Sigilo do vídeo na investigação de Bolsonaro racha cúpula da OAB
Conselheiros e diretores da Ordem dos Advogados do Brasil criticaram manifestação feita pelo presidente da instituição
O presidente da Ordem dos Advogados do Brasil (OAB), Felipe Santa Cruz, viveu um dilema curioso nos últimos dias: concordar com a tese de Jair Bolsonaro ou de Sergio Moro, ambos adversários políticos. O presidente da República, acusado de interferir na Polícia Federal, defende a divulgação de apenas um trecho do vídeo sigiloso de uma reunião entre ministros do governo.

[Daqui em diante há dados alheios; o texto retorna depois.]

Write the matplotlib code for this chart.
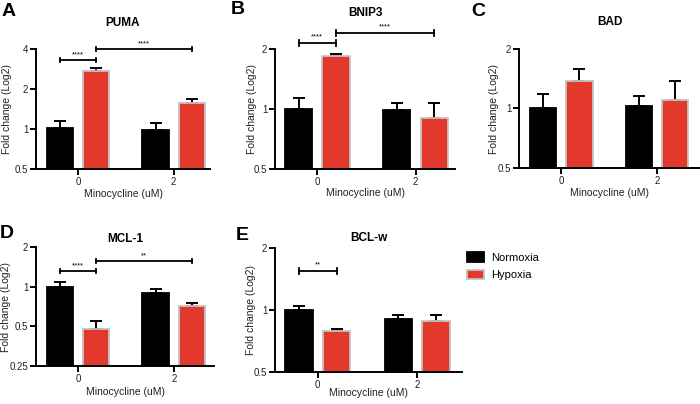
import matplotlib
matplotlib.use("Agg")
import matplotlib.pyplot as plt
from matplotlib.ticker import FixedLocator, FixedFormatter, NullLocator
from matplotlib.patches import Patch

plt.rcParams["font.family"] = ["Liberation Sans", "DejaVu Sans"]

# ======= data =======
GROUPS = ["0", "2"]
SERIES = ["Normoxia", "Hypoxia"]

PUMA_MEAN = [[1.02, 0.98], [2.73, 1.56]]
PUMA_ERR = [[1.15, 1.11], [2.86, 1.67]]

BNIP3_MEAN = [[1.00, 0.99], [1.84, 0.90]]
BNIP3_ERR = [[1.13, 1.07], [1.89, 1.075]]

BAD_MEAN = [[1.00, 1.035], [1.37, 1.11]]
BAD_ERR = [[1.185, 1.16], [1.58, 1.38]]

MCL1_MEAN = [[1.00, 0.895], [0.48, 0.71]]
MCL1_ERR = [[1.09, 0.953], [0.55, 0.75]]

BCLW_MEAN = [[1.00, 0.90], [0.79, 0.885]]
BCLW_ERR = [[1.046, 0.945], [0.81, 0.945]]

# brackets: (from (group, series), to (group, series), height, label)
PUMA_SIG = [((0, 0), (0, 1), 3.3, "****"), ((0, 1), (1, 1), 4.0, "****")]
BNIP3_SIG = [((0, 0), (0, 1), 2.14, "****"), ((0, 1), (1, 1), 2.41, "****")]
MCL1_SIG = [((0, 0), (0, 1), 1.31, "****"), ((0, 1), (1, 1), 1.56, "**")]
BCLW_SIG = [((0, 0), (0, 1), 1.55, "**")]

# ======= style =======
COLORS = ["#000000", "#e2392c"]
EDGES = ["#000000", "#c4c4c4"]
BAR_W = 0.275
OFFSET = 0.19
W, H = 700, 404


def axpos(l, r, t, b):
    return [l / W, 1 - b / H, (r - l) / W, (b - t) / H]


def panel(pos, letter, title, mean, err, ylim, yticks, sig, letter_xy, title_y, xlim,
          ylab_x, xlab_y):
    ax = fig.add_axes(axpos(*pos))
    ax.set_yscale("log", base=2)
    ax.set_ylim(*ylim)
    ax.set_xlim(*xlim)
    lo = ylim[0]
    for s in range(2):
        xs = [g + (2 * s - 1) * OFFSET for g in range(len(GROUPS))]
        hts = [m - lo for m in mean[s]]
        ax.bar(xs, hts, bottom=lo, width=BAR_W, color=COLORS[s],
               edgecolor=EDGES[s], linewidth=1.3, zorder=2)
        ax.errorbar(xs, mean[s], yerr=[[0] * len(xs), [e - m for e, m in zip(err[s], mean[s])]],
                    fmt="none", ecolor="black", elinewidth=1.4, capsize=4, capthick=1.4,
                    zorder=1, clip_on=False)
    for (g1, s1), (g2, s2), yb, lab in sig:
        x1 = g1 + (2 * s1 - 1) * OFFSET
        x2 = g2 + (2 * s2 - 1) * OFFSET
        ax.plot([x1, x2], [yb, yb], color="black", lw=1.3, clip_on=False)
        for xx in (x1, x2):
            ax.plot([xx, xx], [yb * 0.965, yb * 1.035], color="black", lw=1.3, clip_on=False)
        ax.text((x1 + x2) / 2, yb * 1.03, lab, ha="center", va="bottom", fontsize=5.5)
    ax.yaxis.set_major_locator(FixedLocator(yticks))
    ax.yaxis.set_major_formatter(FixedFormatter([("%g" % v) for v in yticks]))
    ax.yaxis.set_minor_locator(NullLocator())
    ax.set_xticks(range(len(GROUPS)))
    ax.set_xticklabels(GROUPS)
    for side in ("top", "right"):
        ax.spines[side].set_visible(False)
    for side in ("left", "bottom"):
        ax.spines[side].set_linewidth(1.4)
    ax.tick_params(axis="both", which="major", length=4, width=1.4, labelsize=7, pad=1.5,
                   color="black", labelcolor="#222222")
    cy = (pos[2] + pos[3]) / 2
    cx = (pos[0] + pos[1]) / 2
    fig.text(ylab_x / W, 1 - cy / H, "Fold change (Log2)", rotation=90, ha="center",
             va="center", fontsize=7.5, color="#222222")
    fig.text(cx / W, 1 - xlab_y / H, "Minocycline (uM)", ha="center", va="center",
             fontsize=7.5, color="#222222")
    fig.text(cx / W, 1 - title_y / H, title, ha="center", va="center", fontsize=8.5,
             fontweight="bold")
    fig.text(letter_xy[0] / W, 1 - letter_xy[1] / H, letter, ha="left", va="center",
             fontsize=14, fontweight="bold")
    return ax


fig = plt.figure(figsize=(7.0, 4.04), dpi=100)

panel((36, 210, 49, 169), "A", "PUMA", PUMA_MEAN, PUMA_ERR, (0.5, 4), [0.5, 1, 2, 4],
      PUMA_SIG, (2, 11), 23, (-0.44, 1.38), 7, 194)
panel((275, 455, 49, 169), "B", "BNIP3", BNIP3_MEAN, BNIP3_ERR, (0.5, 2), [0.5, 1, 2],
      BNIP3_SIG, (231, 10), 13, (-0.43, 1.40), 252, 193)
panel((519, 700, 49, 168), "C", "BAD", BAD_MEAN, BAD_ERR, (0.5, 2), [0.5, 1, 2],
      [], (471, 11), 22, (-0.44, 1.45), 494, 193)
panel((36, 214, 247, 366), "D", "MCL-1", MCL1_MEAN, MCL1_ERR, (0.25, 2), [0.25, 0.5, 1, 2],
      MCL1_SIG, (0, 234), 239, (-0.44, 1.42), 6, 392)
panel((275, 462, 248, 372), "E", "BCL-w", BCLW_MEAN, BCLW_ERR, (0.5, 2), [0.5, 1, 2],
      BCLW_SIG, (236, 236), 238, (-0.43, 1.45), 251, 393)

handles = [Patch(facecolor=COLORS[i], edgecolor=EDGES[i], linewidth=1.3) for i in range(2)]
fig.legend(handles, SERIES, loc="upper left", bbox_to_anchor=(463 / W, 1 - 248 / H),
           frameon=False, fontsize=8, handlelength=1.5, handleheight=0.9,
           labelspacing=0.6, handletextpad=0.6, borderaxespad=0)

fig.savefig("out.png", dpi=100)
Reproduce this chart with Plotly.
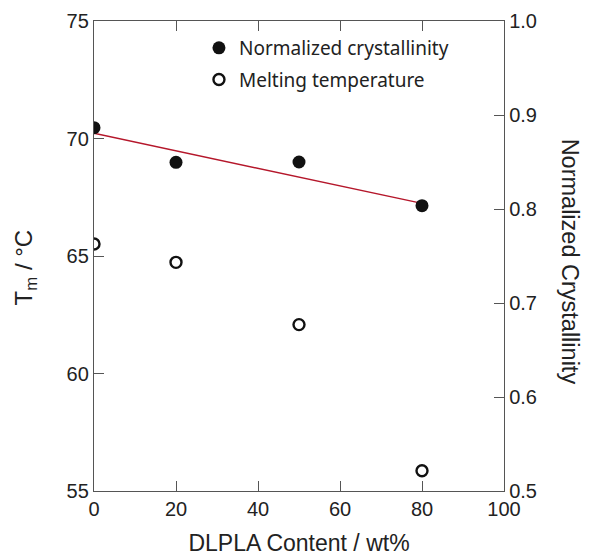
import plotly.graph_objects as go

dlpla = [0, 20, 50, 80]
crystallinity = [0.8865, 0.8497, 0.850, 0.8035]
tm = [65.51, 64.73, 62.08, 55.86]
fit_x = [0, 80]
fit_y = [0.8805, 0.806]

axis_color = "#555555"
font_main = "Liberation Sans, Arial, sans-serif"

fig = go.Figure()
fig.add_trace(go.Scatter(
    x=fit_x, y=fit_y, mode="lines", yaxis="y2",
    line=dict(color="#b5172b", width=1.5), showlegend=False, hoverinfo="skip"))
fig.add_trace(go.Scatter(
    x=dlpla, y=crystallinity, mode="markers", yaxis="y2",
    name="Normalized crystallinity", legendgroup="a",
    marker=dict(symbol="circle", size=13, color="#111111", line=dict(width=0))))
fig.add_trace(go.Scatter(
    x=dlpla, y=tm, mode="markers", yaxis="y",
    name="Melting temperature", legendgroup="b",
    marker=dict(symbol="circle-open", size=11, color="#111111", line=dict(width=2.4))))

fig.update_layout(
    width=584, height=548,
    margin=dict(l=86, r=88, t=13, b=65),
    paper_bgcolor="white", plot_bgcolor="white",
    font=dict(family=font_main, size=20, color="#222222"),
    showlegend=True,
    legend=dict(x=0.256, y=0.983, xanchor="left", yanchor="top",
                bgcolor="rgba(0,0,0,0)", borderwidth=0,
                font=dict(family="Noto Sans, sans-serif", size=19, color="#222222"),
                tracegroupgap=4, itemsizing="trace"),
    xaxis=dict(range=[0, 100], tickvals=[0, 20, 40, 60, 80, 100],
               ticks="inside", ticklen=10, tickcolor=axis_color, tickwidth=1,
               showline=True, linecolor=axis_color, linewidth=1.3, mirror="ticks",
               showgrid=False, zeroline=False, automargin=False,
               title=dict(text="DLPLA Content / wt%", standoff=17, font=dict(size=23)),
               tickfont=dict(size=20)),
    yaxis=dict(range=[55, 75], tickvals=[55, 60, 65, 70, 75],
               ticks="inside", ticklen=10, tickcolor=axis_color, tickwidth=1,
               showline=True, linecolor=axis_color, linewidth=1.3,
               showgrid=False, zeroline=False, automargin=False,
               tickfont=dict(size=20)),
    yaxis2=dict(range=[0.5, 1.0], tickvals=[0.5, 0.6, 0.7, 0.8, 0.9, 1.0],
                tickformat=".1f", overlaying="y", side="right",
                ticks="inside", ticklen=10, tickcolor=axis_color, tickwidth=1,
                showline=True, linecolor=axis_color, linewidth=1.3,
                showgrid=False, zeroline=False, automargin=False,
                tickfont=dict(size=20)),
    annotations=[
        dict(text="Normalized Crystallinity", textangle=90,
             xref="paper", yref="paper", x=1.161, y=0.488,
             xanchor="center", yanchor="middle", showarrow=False,
             font=dict(size=23.5, family=font_main, color="#222222")),
        dict(text="T<sub>m</sub> / °C", textangle=-90,
             xref="paper", yref="paper", x=-0.168, y=0.476,
             xanchor="center", yanchor="middle", showarrow=False,
             font=dict(size=24, family=font_main, color="#222222")),
    ],
)

fig.write_html("out.html")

Já o ex-juiz da Operação Lava-Jato solicitou a publicidade integral da gravação para comprovar a sua acusação que resultou na instauração de um inquérito no Supremo Tribunal Federal (STF).
A decisão foi tomada no último dia 14 de maio, quando o presidente da OAB enviou ao STF um ofício manifestando o seu interesse na divulgação parcial do vídeo. Ou seja, Santa Cruz concordou com Bolsonaro – e defendeu a publicidade apenas de alguns trechos relacionados à investigação em curso. “No interesse de que a divulgação apenas atinja aquelas conversas que tenham relação direta com a investigação e de se evitar eventual uso político-ideológico da gravação, sugerimos seja avaliado por Vossa Excelência a necessidade de realização de adaptações no material audiovisual, mantendo-se de conhecimento público todos os trechos que guardem pertinência com a possível prática de crime por parte do investigado”, afirmou ele.

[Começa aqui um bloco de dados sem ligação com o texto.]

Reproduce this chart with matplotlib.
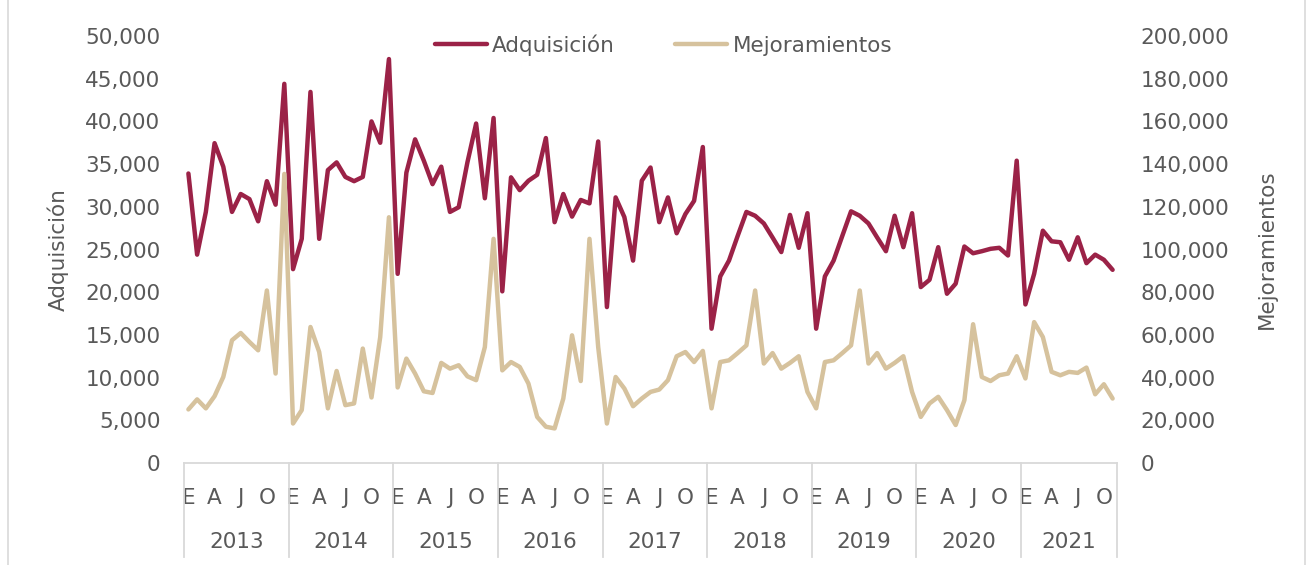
import matplotlib
matplotlib.use("Agg")
import matplotlib.pyplot as plt
import matplotlib.transforms as mtransforms
from matplotlib.ticker import FuncFormatter
from matplotlib.lines import Line2D

# datos mensuales, enero 2013 - noviembre 2021
anios = ["2013", "2014", "2015", "2016", "2017", "2018", "2019", "2020", "2021"]
meses_etiqueta = ["E", "A", "J", "O"]

adquisicion = [
    33900, 24400, 29400, 37450, 34700, 29400, 31500, 30900, 28300, 33000, 30250, 44400,
    22700, 26250, 43450, 26250, 34300, 35200, 33500, 33000, 33500, 40000, 37500, 47300,
    22150, 34000, 37900, 35400, 32650, 34700, 29400, 29950, 35200, 39750, 31000, 40400,
    20100, 33450, 31950, 33050, 33750, 38050, 28200, 31500, 28850, 30800, 30400, 37650,
    18260, 31100, 28800, 23700, 33050, 34600, 28200, 31100, 26900, 29150, 30700, 37000,
    15730, 21850, 23700, 26600, 29400, 28950, 28050, 26400, 24700, 29050, 25200, 29250,
    15730, 21850, 23700, 26600, 29470, 28950, 28050, 26400, 24800, 28950, 25270, 29250,
    20600, 21450, 25270, 19820, 21000, 25350, 24560, 24800, 25080, 25200, 24300, 35400,
    18570, 22150, 27200, 25960, 25850, 23800, 26430, 23400, 24400, 23800, 22620,
]

mejoramientos = [
    25100, 29800, 25600, 31300, 40300, 57500, 60900, 56700, 52800, 80800, 41900, 135400,
    18500, 24800, 63700, 52000, 25600, 43100, 27100, 27900, 53600, 30700, 59000, 115100,
    35400, 48900, 41900, 33600, 32800, 46900, 44200, 45800, 40600, 38800, 54300, 105000,
    43400, 47300, 45000, 37200, 21600, 17000, 16200, 30200, 59800, 38400, 105000, 54300,
    18500, 40300, 34900, 26600, 30200, 33300, 34400, 38800, 50000, 52000, 47300, 52500,
    25600, 47300, 48100, 51500, 55100, 80800, 46600, 51500, 44200, 46900, 50000, 33300,
    25600, 47300, 48100, 51500, 55100, 80800, 46600, 51500, 44200, 46900, 50000, 33300,
    21600, 27900, 31000, 24800, 17800, 29400, 65000, 40300, 38400, 41100, 41900, 50000,
    39600, 66000, 59000, 42700, 41100, 42700, 42200, 44700, 32200, 36900, 30200,
]

rojo = "#9B2247"
beige = "#D6C29D"
gris = "#595959"
gris_linea = "#D9D9D9"

plt.rcParams["font.family"] = ["DejaVu Sans"]

n = len(adquisicion)
x = list(range(n))

fig = plt.figure(figsize=(13.09, 5.65), dpi=100)
ax = fig.add_axes([0.1406, 0.1805, 0.7127, 0.7558])
ax2 = ax.twinx()

ax.plot(x, adquisicion, color=rojo, lw=3.2, solid_joinstyle="round", solid_capstyle="round", zorder=3)
ax2.plot(x, mejoramientos, color=beige, lw=3.2, solid_joinstyle="round", solid_capstyle="round", zorder=2)

ax.set_xlim(-0.5, n - 0.5)
ax.set_ylim(0, 50000)
ax2.set_ylim(0, 200000)
ax.set_yticks(range(0, 50001, 5000))
ax2.set_yticks(range(0, 200001, 20000))

fmt = FuncFormatter(lambda v, p: f"{v:,.0f}")
ax.yaxis.set_major_formatter(fmt)
ax2.yaxis.set_major_formatter(fmt)

for a in (ax, ax2):
    for s in a.spines.values():
        s.set_visible(False)
    a.tick_params(axis="y", length=0, labelsize=15.5, labelcolor=gris, pad=17)
ax.spines["bottom"].set_visible(True)
ax.spines["bottom"].set_color(gris_linea)
ax.spines["bottom"].set_linewidth(1.3)

# etiquetas de meses E A J O
pos_meses = [i for i in range(n) if i % 3 == 0]
ax.set_xticks(pos_meses)
ax.set_xticklabels([meses_etiqueta[(i % 12) // 3] for i in pos_meses])
ax.tick_params(axis="x", length=0, labelsize=15.5, labelcolor=gris, pad=18)

# años y separadores debajo del eje
trans = mtransforms.blended_transform_factory(ax.transData, ax.transAxes)
for k, anio in enumerate(anios):
    ini = k * 12 - 0.5
    fin = min(k * 12 + 12, n) - 0.5
    ax.text((ini + fin) / 2, -0.185, anio, transform=trans, ha="center", va="center",
            fontsize=15.5, color=gris)
    ax.plot([ini, ini], [0, -0.22], transform=trans, color=gris_linea, lw=1.3, clip_on=False)
ax.plot([n - 0.5, n - 0.5], [0, -0.22], transform=trans, color=gris_linea, lw=1.3, clip_on=False)

ax.set_ylabel("Adquisición", fontsize=15.5, color=gris, labelpad=12)
ax2.set_ylabel("Mejoramientos", fontsize=15.5, color=gris, labelpad=20)

# leyenda arriba al centro
handles = [Line2D([], [], color=rojo, lw=3.2, solid_capstyle="round"),
           Line2D([], [], color=beige, lw=3.2, solid_capstyle="round")]
fig.legend(handles, ["Adquisición", "Mejoramientos"], loc="center", bbox_to_anchor=(0.507, 0.92),
           ncol=2, frameon=False, fontsize=15.5, labelcolor=gris, handlelength=2.4,
           handletextpad=0.25, columnspacing=2.8)

# borde del gráfico
fig.add_artist(Line2D([8 / 1309, 8 / 1309], [0, 1], color=gris_linea, lw=1.2))
fig.add_artist(Line2D([1305 / 1309, 1305 / 1309], [0, 1], color=gris_linea, lw=1.2))

fig.savefig("out.png", dpi=100)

Essa posição rachou a cúpula da OAB. Alguns conselheiros e a maioria dos diretores discordaram da manifestação de Santa Cruz. De forma reservada, disseram que a instituição não deveria se envolver em um assunto “político-ideológico”. Ou ao menos deveria se posicionar favorável à divulgação integral do vídeo da reunião ministerial. “A OAB tem compromisso com a defesa de princípios constitucionais como a transparência, a moralidade e a impessoalidade, que sempre estiveram presentes nas defesas públicas feitas pela instituição”, afirmou um dirigente da entidade.

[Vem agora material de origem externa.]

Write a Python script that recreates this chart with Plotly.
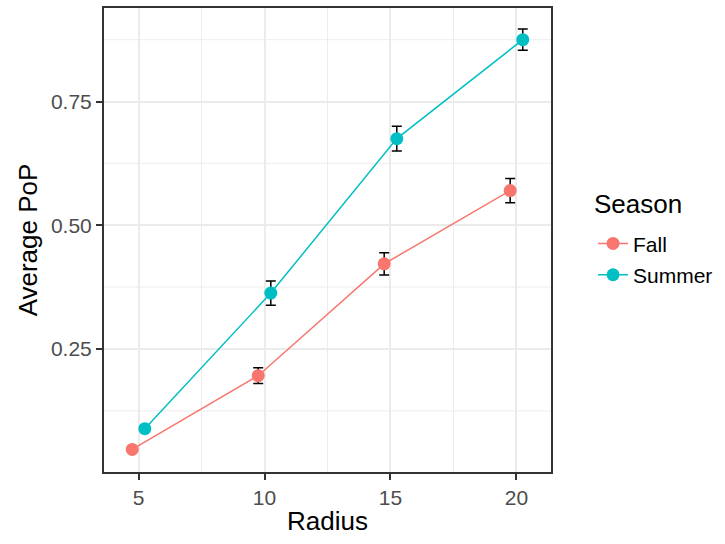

A manifestação de Santa Cruz pegou desprevenido até o vice-presidente da instituição, Luiz Viana Queiroz. No mesmo dia do posicionamento da OAB, o advogado disse publicamente que toda reunião entre ministros do governo deveria ser divulgada para a sociedade. Procurado para comentar a posição da entidade, ele se limitou a dizer: “O presidente da OAB me representa”.
Advogados que atuaram em processos da Operação Lava-Jato também se sentiram representados pela manifestação da OAB. O criminalista Antônio Carlos de Almeida, conhecido como Kakay, criticou o ex-juiz de Curitiba: “Ler a defesa do ex-ministro Moro defender a paridade de armas, alegar surpresa por não ter acesso integral aos documentos a que se refere a AGU (Advocacia Geral da União) e clamar por ter o direito de defesa respeitado é um presente para o estado democrático de direito. O ex-juiz sempre foi parcial e nunca respeitou o direito de defesa na sua amplitude”.
Em nota, o presidente da OAB esclareceu: “Temos uma comissão que analisa as denúncias do ex-ministro Sérgio Moro e o possível cometimento de crime por parte do presidente da República. Pedimos a divulgação das partes do vídeo que guardam relações com o objeto do inquérito, que é o que objetivamente interessa para os fins do que está sendo examinado pela Ordem”. Segundo ele, “a OAB, em qualquer processo dessa natureza, sempre será garantista”.